The Fair Food Campaign asks buyers to pay a premium of “a penny per pound” for tomatoes, a bonus which is passed on to farmworkers. Buyers are also required to only purchase tomatoes from growers who have committed to the Fair Food Code of Conduct on their farm, like Pacific Farms. The Code includes basic provisions such as having a time clock in place where all working hours are recorded, a system for workers to complain without fear and with anonymity, and basic health and safety protections such as shade, water, and proper training on equipment. Pacific Farms, as long as it abides by the Fair Food Program requirements, has guaranteed access to markets paying the premium.
“It’s a wonderful strategy,” said Jake Ratner, our delegation’s leader and Just Harvest representative, “farmworkers’ rights have to be respected by growers and crew leaders on site, or they face market consequences.”
CIW education sessions occur on company time at participating farm sites to ensure workers are aware of their rights, and to create a worker-to-worker enforcement of the code. There is also oversight by the Fair Foods Standards Council, an independent body that provides monitoring and compliance of the Fair Food Program, ensuring the premium is passed to farmworkers at participating sites, and that the Code of Conduct is being followed. “This model is transportable, but there needs to be a market consequence, and an operation with integrity and enforcement,” said Sean Sellers (FSF-07), of the Fair Foods Standards Council. “We are making powerful changes for workers and the U.S. agriculture industry.”

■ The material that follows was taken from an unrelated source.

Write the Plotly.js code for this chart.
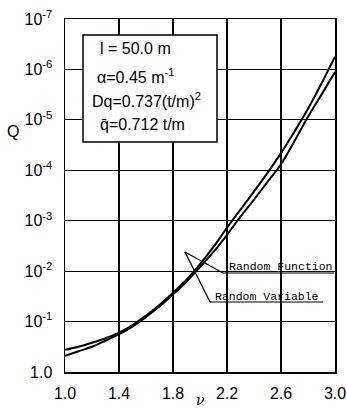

Sellers explained that $8 million has been paid out by participating buyers, including Subway, McDonald’s and Trader Joe’s over the past two seasons. Yet, more buyers need to enter the program so premiums paid to farm workers are consistent. The CIW’s campaign is currently focused on Wendy’s the fifth largest fast food chain in the nation, and Publix supermarkets.
“We’re trying to change an entire industry here,” exclaimed Lupe Gonzalo, a CIW leader and farmworker. “We are not tractors, not tools of the industry, but human beings that deserve respect and dignity.”